Slums in the limelight

Print edition : November 05, 2004

THE infamous Dagdi Chawl of South Mumbai is sparing no expense to celebrate the victory of their local hero, underworld don Arun Gawli alias "daddy". Gawli really had no cause for worry, the constituents of Chinchpokli had declared even before the polls that Gawli was their choice. "He is the only one who helps the common man," said Asha Kurudkar, who lives in this area, which comprises mostly lower income group houses and slums. "If we tell `daddy' about water shortage, by evening the problem is solved." Gawli, who faces several criminal charges, apparently runs some sort of a parallel municipal corporation. From water connections, building repairs to sanitation or garbage collection, his men ensure these civic amenities are provided. "It doesn't matter if he is accused of criminal activities. He takes care of us. That is more important," said Asha Kurudkar.
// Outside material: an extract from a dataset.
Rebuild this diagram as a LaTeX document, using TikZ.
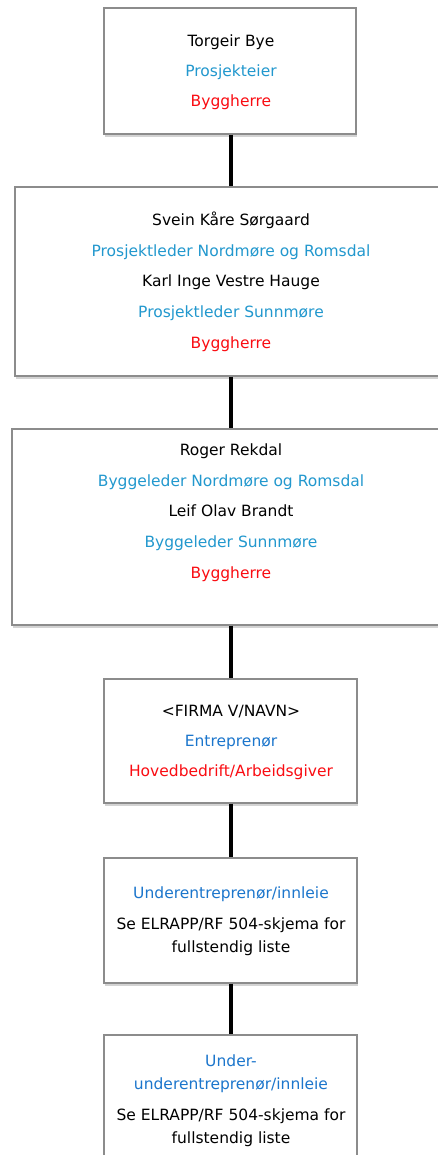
\documentclass[tikz,border=0pt]{standalone}
\usepackage{fontspec}
\setmainfont{DejaVu Sans}
\usetikzlibrary{shadows}
\definecolor{lblue}{RGB}{34,152,206}
\definecolor{dblue}{RGB}{28,118,204}
\definecolor{bred}{RGB}{250,12,18}
\definecolor{bordergray}{RGB}{140,140,140}
\tikzset{
  box/.style={draw=bordergray, line width=1.2pt, fill=white, rectangle, inner sep=0pt,
    drop shadow={opacity=0.35, shadow xshift=1pt, shadow yshift=-3pt}},
  txt/.style={anchor=base, inner sep=0pt, font=\fontsize{15.5}{18}\selectfont},
  link/.style={line width=4pt, black}
}
\begin{document}
\begin{tikzpicture}[x=1pt,y=-1pt]
\useasboundingbox (0,0) rectangle (438,1155);
\clip (0,0) rectangle (438,1155);
% boxes
\node[box, minimum width=252pt, minimum height=126pt] (b1) at (230,71) {};
\node[box, minimum width=432pt, minimum height=189pt] (b2) at (231,281.5) {};
\node[box, minimum width=438pt, minimum height=196pt] (b3) at (231,527) {};
\node[box, minimum width=253pt, minimum height=124pt] (b4) at (230.5,741) {};
\node[box, minimum width=253pt, minimum height=125pt] (b5) at (230.5,920.5) {};
\node[box, minimum width=253pt, minimum height=160pt] (b6) at (230.5,1115) {};
% texts
\node[txt] (t1a) at (231,46.5) {Torgeir Bye};
\node[txt, text=lblue] (t1b) at (231,76.5) {Prosjekteier};
\node[txt, text=bred] (t1c) at (231,106.5) {Byggherre};
\node[txt] (t2a) at (231,225.5) {Svein Kåre Sørgaard};
\node[txt, text=lblue] (t2b) at (231,256.5) {Prosjektleder Nordmøre og Romsdal};
\node[txt] (t2c) at (231,286.5) {Karl Inge Vestre Hauge};
\node[txt, text=lblue] (t2d) at (231,317.5) {Prosjektleder Sunnmøre};
\node[txt, text=bred] (t2e) at (231,348.5) {Byggherre};
\node[txt] (t3a) at (231,455.5) {Roger Rekdal};
\node[txt, text=lblue] (t3b) at (231,486.5) {Byggeleder Nordmøre og Romsdal};
\node[txt] (t3c) at (231,516.5) {Leif Olav Brandt};
\node[txt, text=lblue] (t3d) at (231,547.5) {Byggeleder Sunnmøre};
\node[txt, text=bred] (t3e) at (231,578.5) {Byggherre};
\node[txt] (t4a) at (231,716.5) {<FIRMA V/NAVN>};
\node[txt, text=dblue] (t4b) at (231,746.5) {Entreprenør};
\node[txt, text=bred] (t4c) at (231,776.5) {Hovedbedrift/Arbeidsgiver};
\node[txt, text=dblue] (t5a) at (231,898.5) {Underentreprenør/innleie};
\node[txt] (t5b) at (231,929.5) {Se ELRAPP/RF 504-skjema for};
\node[txt] (t5c) at (231,952.5) {fullstendig liste};
\node[txt, text=dblue] (t6a) at (231,1066.5) {Under-};
\node[txt, text=dblue] (t6b) at (231,1089.5) {underentreprenør/innleie};
\node[txt] (t6c) at (231,1120.5) {Se ELRAPP/RF 504-skjema for};
\node[txt] (t6d) at (231,1143.5) {fullstendig liste};
% connectors
\draw[link] (b1.south -| 231,0) -- (b2.north -| 231,0);
\draw[link] (b2.south -| 231,0) -- (b3.north -| 231,0);
\draw[link] (b3.south -| 231,0) -- (b4.north -| 231,0);
\draw[link] (b4.south -| 231,0) -- (b5.north -| 231,0);
\draw[link] (b5.south -| 231,0) -- (b6.north -| 231,0);
\end{tikzpicture}
\end{document}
At a polling station in Central Mumbai.-PAUL NORONHA

Mumbai's electorate is one of the most diverse and disparate in the country and the issues on which the campaigns are conducted are equally wide-ranging. Infrastructure, housing, sanitation and water supply are some of the basic issues, and employment opportunities and state benefits are a few specific areas. Like other parts of the State, caste and community factors are also at work.

All these make the results in Mumbai virtually unpredictable, as the present round of Assembly elections proved yet again. The BJP-Shiv Sena combine won just 16 of the 36 Assembly seats in Mumbai, down four from 1999, while the Congress-NCP alliance won 18 as against 13 last time.

A staggering 60 per cent of the city's population, which is fast crossing the 15-million mark, is classified as urban poor. This includes a massive number of migrants and a large section from the minority communities. With every Assembly constituency having pockets of slums or some form of informal housing, the urban poor play a particularly crucial role in the elections.

In an attempt to woo this section of the electorate, the Democratic Front (D.F.) government declared - just before the elections were announced - that it would regularise the slums that came up until 2000. Predictably, housing became a major poll issue. Not to be outdone, the BJP-Shiv Sena alliance in its manifesto promised houses to 40 lakh slum-dwellers and pucca structures for slums built until January 1, 1995.

The migrants have become a powerful vote bank in recent years and currently 60 per cent of the city's population is non-Marathi speaking. Employment is a valuable commodity for all sections of Mumbai's populace, but the city that once ensured jobs can no longer boast of this service. According to Economic and Political Weekly's research wing, owing to neo-liberal policies and poor political leadership, industrial growth has decreased and the employment rate has dropped by over 5 per cent. In the city of the working classes, political parties know it would serve their purpose to address this problem.

The Shiv Sena's "Me Mumbaikar" (`Mumbai is for Maharashtrians') campaign last year was an effort to tap the unemployment issue. Their sloganeering, however, boomeranged in the Lok Sabha elections held earlier this year, with the alarmed north Indian community expressing their opposition through the electronic voting machines. "The Sena was in a tight spot in this election," said Datta Isvalkar, general secretary of the Girni Kamgar Sangharsh Samiti, a trade union in the textile sector. "They had not fulfilled their promises to the Maharashtrian community, specifically those on employment. By courting the north Indian voter, it will alienate its most loyal and largest voter base."

In a city that is bursting at its seams, civic issues can make or break an election. Parts of Mumbai, particularly the suburbs and slum pockets, are reeling under a massive water shortage for the past couple of years. "Water is our main demand," said Salim Khan, a taxi driver from Govandi. "Nobody has done anything about the water situation in these five years. We depend on the City Corporation water that comes for a few hours every week. Not even one tanker has come here. That is why the sitting MLA from our constituency did not have the courage to campaign in our locality," said Salim Khan.

Mumbai's elite and middle class play a small but vital part in bringing parties to power; they are the moneybags after all. Yet, going by the surprise results in each election, the bottom line for success seems to be the candidate's will to do something for the people, a la Gawli, his criminal background notwithstanding.